“The complainant is Cynthia Prior. Ms Prior was a university administrator at QUT until she decided she simply couldn’t work any more for fear of being offended. The basis of her distress were a number of remarks made online by QUT students, including the factual statement by one student that Indigenous-only computer labs were an example of ‘QUT stopping segregation with segregation’.
“Three respondents have each handed over $5000 to make the issue go away. But the case continues for the remaining respondents. But this complaint is just the tip of the iceberg.”
Mr Prior, whose trauma must be extreme indeed, wants $247,570.52 compensation.
Breheny was asked how much the current 18 complaints emanated from Muslim, Aboriginal and Jewish complaints. He said he considered race and religion to be irrelevant to the issue. But from a back-of-envelope tabulation, he noted complainants include Lebanese (1), Pakistani (1), Sinhalese (1), Indian (3), Australian (8), Chinese (1), and non-specific Asian (1), “dark-skinned” (1) and uncategorized (1).
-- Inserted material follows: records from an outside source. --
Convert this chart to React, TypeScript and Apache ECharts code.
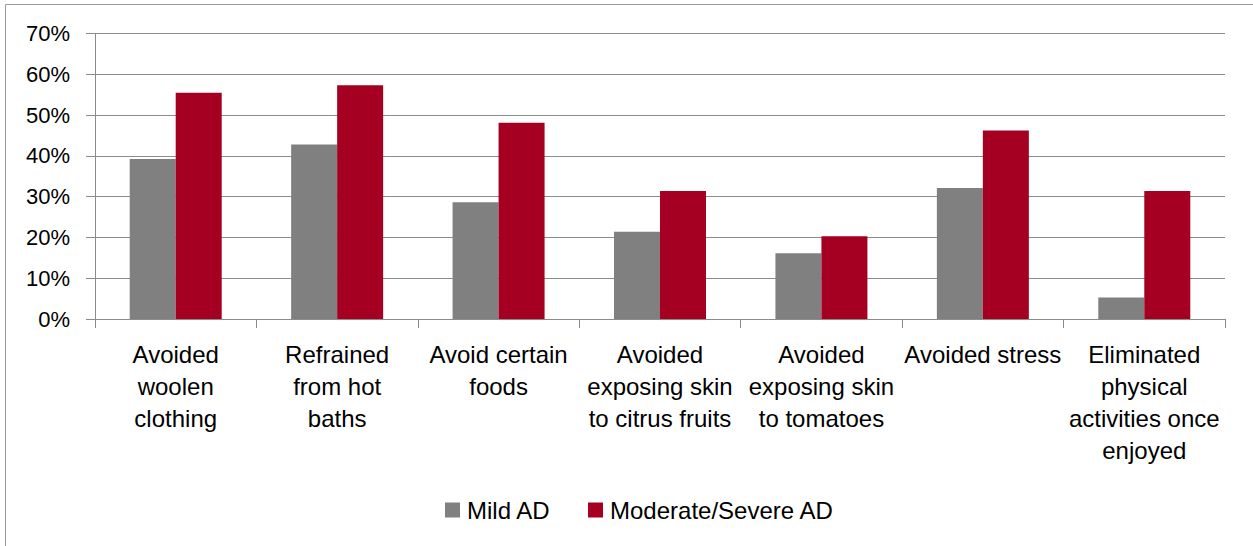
import React, { useEffect, useRef } from "react";
import * as echarts from "echarts";

const categories = [
  "Avoided\nwoolen\nclothing",
  "Refrained\nfrom hot\nbaths",
  "Avoid certain\nfoods",
  "Avoided\nexposing skin\nto citrus fruits",
  "Avoided\nexposing skin\nto tomatoes",
  "Avoided stress",
  "Eliminated\nphysical\nactivities once\nenjoyed",
];
const mildAD = [0.392, 0.428, 0.286, 0.214, 0.161, 0.321, 0.053];
const moderateSevereAD = [0.555, 0.573, 0.481, 0.314, 0.203, 0.462, 0.314];
const yTicks = [0, 0.1, 0.2, 0.3, 0.4, 0.5, 0.6, 0.7];

const FONT = "'Liberation Sans', Arial, sans-serif";
const GRID_COLOR = "#8c8c8c";

export default function App() {
  const ref = useRef<HTMLDivElement>(null);
  useEffect(() => {
    if (!ref.current) return;
    const chart = echarts.init(ref.current, null, { renderer: "svg" });
    chart.setOption({
      animation: false,
      backgroundColor: "#ffffff",
      textStyle: { fontFamily: FONT, color: "#000" },
      graphic: [
        {
          type: "rect",
          shape: { x: 5.5, y: 4.5, width: 1260, height: 560 },
          style: { fill: "none", stroke: "#9a9a9a", lineWidth: 1 },
          silent: true,
        },
      ],
      grid: { left: 95, right: 28, top: 33.5, bottom: 227, containLabel: false },
      legend: {
        left: 440,
        top: 493,
        itemWidth: 15,
        itemHeight: 15,
        itemGap: 37,
        textStyle: { fontFamily: FONT, fontSize: 24, color: "#000", padding: [0, 0, 0, 2] },
        icon: "rect",
        data: ["Mild AD", "Moderate/Severe AD"],
      },
      xAxis: {
        type: "category",
        data: categories,
        axisLine: { show: true, lineStyle: { color: GRID_COLOR, width: 1 } },
        axisTick: { show: true, length: 9, lineStyle: { color: GRID_COLOR } },
        axisLabel: {
          interval: 0,
          fontFamily: FONT,
          fontSize: 24,
          lineHeight: 32,
          color: "#000",
          margin: 19,
          align: "center",
        },
      },
      yAxis: {
        type: "value",
        min: 0,
        max: 0.7,
        interval: 0.1,
        axisLine: { show: true, lineStyle: { color: GRID_COLOR, width: 1 } },
        axisTick: { show: true, length: 9, lineStyle: { color: GRID_COLOR } },
        splitLine: { show: true, lineStyle: { color: GRID_COLOR, width: 1 } },
        axisLabel: {
          fontFamily: FONT,
          fontSize: 22,
          color: "#000",
          margin: 25,
          formatter: (v: number) => {
            const t = yTicks.find((x) => Math.abs(x - v) < 1e-9);
            return Math.round((t ?? v) * 100) + "%";
          },
        },
      },
      series: [
        {
          name: "Mild AD",
          type: "bar",
          data: mildAD,
          barWidth: 46,
          barGap: "0%",
          itemStyle: { color: "#808080" },
        },
        {
          name: "Moderate/Severe AD",
          type: "bar",
          data: moderateSevereAD,
          barWidth: 46,
          barGap: "0%",
          itemStyle: { color: "#A50021" },
        },
      ],
    });
    return () => chart.dispose();
  }, []);
  return (
    <div
      ref={ref}
      style={{ position: "fixed", left: 0, top: 0, width: 1253, height: 546 }}
    />
  );
}
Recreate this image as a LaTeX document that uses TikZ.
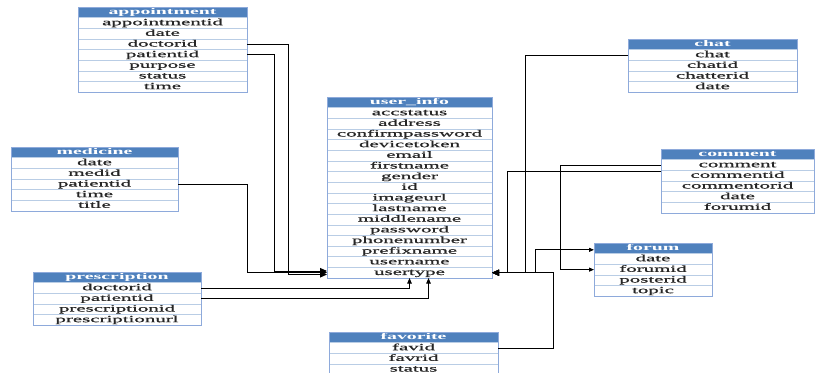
\documentclass[tikz,border=0pt]{standalone}
\usepackage{graphicx}
\usepackage{fontspec}
\setmainfont{Liberation Serif}
\usetikzlibrary{arrows.meta,calc}

\definecolor{hdrblue}{HTML}{4F81BD}
\definecolor{rowline}{HTML}{B9CDE5}
\definecolor{frameblue}{HTML}{8EAADB}
\definecolor{fieldtext}{HTML}{262626}

% stretched table text
\newcommand\wide[1]{\scalebox{2.2}[1]{#1}}

% #1 name, #2 x, #3 y, #4 width, #5 number of fields, #6 title, #7 fields
\newcommand\erdtable[7]{%
  \node[hdrcell, minimum width=#4pt, anchor=north west] (#1-0) at (#2,#3) {\wide{#6}};
  \foreach \fld [count=\i, remember=\i as \j (initially 0)] in {#7} {
    \node[fieldcell, minimum width=#4pt, anchor=north] (#1-\i) at (#1-\j.south) {\wide{\fld}};
  }
  \draw[tabframe] (#1-0.north west) rectangle (#1-#5.south east);
}

\tikzset{
  hdrcell/.style={draw=hdrblue, fill=hdrblue, text=white,
    font=\fontsize{9}{9}\selectfont\bfseries, minimum height=10.65pt,
    inner sep=0pt, outer sep=0pt, text height=6.3pt, text depth=1.8pt},
  fieldcell/.style={draw=rowline, fill=white, text=fieldtext, line width=0.6pt,
    font=\fontsize{9.5}{9.5}\selectfont\addfontfeatures{FakeBold=0.6}, minimum height=10.65pt,
    inner sep=0pt, outer sep=0pt, text height=6.5pt, text depth=2pt},
  tabframe/.style={draw=frameblue, line width=0.8pt},
  conn/.style={draw=black, line width=0.9pt},
  bigtip/.style={-{Triangle[length=7pt,width=6pt]}},
  midtip/.style={-{Triangle[length=5.5pt,width=4.5pt]}},
  smalltip/.style={-{Triangle[length=5pt,width=4pt]}},
}

\begin{document}
\begin{tikzpicture}[x=1pt, y=-1pt]
  \useasboundingbox (0,0) rectangle (818,372);
  \fill[white] (0,0) rectangle (818,372);

  % tables
  \erdtable{appointment}{78}{7}{169}{7}{appointment}
    {appointmentid,date,doctorid,patientid,purpose,status,time}
  \erdtable{user_info}{327}{97}{165}{16}{user\_info}
    {accstatus,address,confirmpassword,devicetoken,email,firstname,gender,id,imageurl,lastname,middlename,password,phonenumber,prefixname,username,usertype}
  \erdtable{chat}{628}{39}{169}{4}{chat}{chat,chatid,chatterid,date}
  \erdtable{comment}{661}{149}{153}{5}{comment}
    {comment,commentid,commentorid,date,forumid}
  \erdtable{forum}{594}{243}{118}{4}{forum}{date,forumid,posterid,topic}
  \erdtable{medicine}{11}{147}{167}{5}{medicine}{date,medid,patientid,time,title}
  \erdtable{prescription}{33}{272}{168}{4}{prescription}
    {doctorid,patientid,prescriptionid,prescriptionurl}
  \erdtable{favorite}{329}{332}{169}{3}{favorite}{favid,favrid,status}

  % bend points
  \coordinate (ka1) at (288,274.5);
  \coordinate (ka2) at (274,271);
  \coordinate (km)  at (247,272.5);
  \coordinate (kb)  at (507,0);
  \coordinate (kc)  at (525,0);
  \coordinate (kg)  at (535,0);
  \coordinate (kv)  at (553,0);
  \coordinate (kf)  at (560,0);
  \coordinate (fy) at ([yshift=-1.5pt]forum-0.west);
  \coordinate (cm) at ([yshift=-1.5pt]comment-2.north west);

  % left side references
  \draw[conn, bigtip] (appointment-3.east) -| (ka1) -- (ka1 -| user_info-16.west);
  \draw[conn, bigtip] (appointment-4.east) -| (ka2) -- (ka2 -| user_info-16.west);
  \draw[conn, bigtip] (medicine-3.east) -| (km) -- (km -| user_info-16.west);

  % bottom references
  \draw[conn, midtip] (prescription-1.east) -| (user_info-16.south);
  \draw[conn, midtip] (prescription-2.east) -| ([xshift=19pt]user_info-16.south);

  % right side references
  \draw[conn, bigtip] (chat-1.west) -| (kc |- user_info-16.east) -- (user_info-16.east);
  \draw[conn, bigtip] (cm) -| (kb |- user_info-16.east) -- (user_info-16.east);
  \draw[conn, bigtip] (favorite-1.east) -| (kv |- user_info-16.east) -- (user_info-16.east);
  \draw[conn, arrows={Triangle[length=7pt,width=6pt]-Triangle[length=5pt,width=4pt]}]
    (user_info-16.east) -| (kg |- fy) -- (fy);
  \draw[conn, smalltip] (comment-1.west) -| (kf |- forum-2.west) -- (forum-2.west);
\end{tikzpicture}
\end{document}
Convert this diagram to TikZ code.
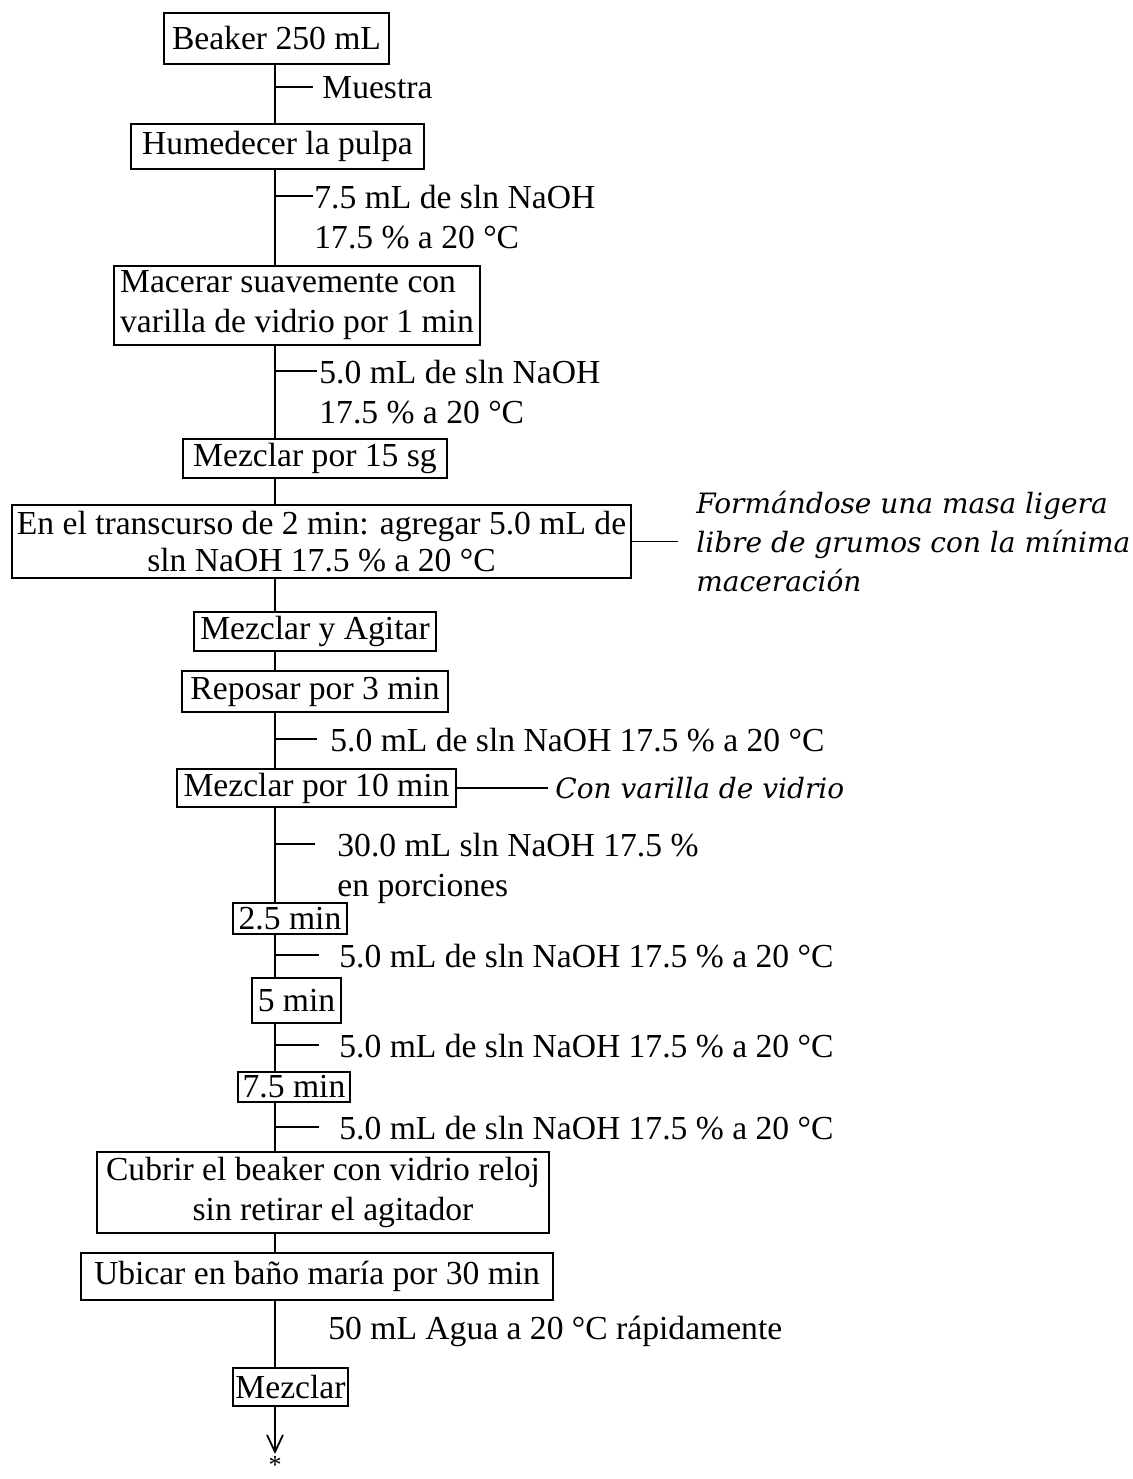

“The progress of these complaints ranges from an acknowledgement to a final response following conciliation at the commission,” he said. “Details of these complaints are not made public. The documents provided to the IPA under FOI are heavily redacted. They include some basic procedural information, dates, and the race of the complainant but none of the conduct which forms the basis of the complaint.
“The conciliation process within the commission is shrouded in secrecy. HRC Commissioner Tim Soutphommasane admitted this last year: ‘To give you a sense of how the law currently operates, last financial year the Commission received 440-odd complaints [including s18c complaints]. Only about 3% of those complaints ended up in proceedings before a court.’”
Breheny says, “That means that 97% of all complaints are dealt with behind closed doors. Only in 3% of cases, where the matter is not resolved at conciliation, is the public ever made aware of the details of a complaint.
“Why is this relevant? Because had it not been for the QUT complaint advancing from conciliation to litigation, the public would never have known the extent to which s18C threatens freedom of speech. And without transparency around the conduct, the public doesn’t have the opportunity to assess the practical operation of the law.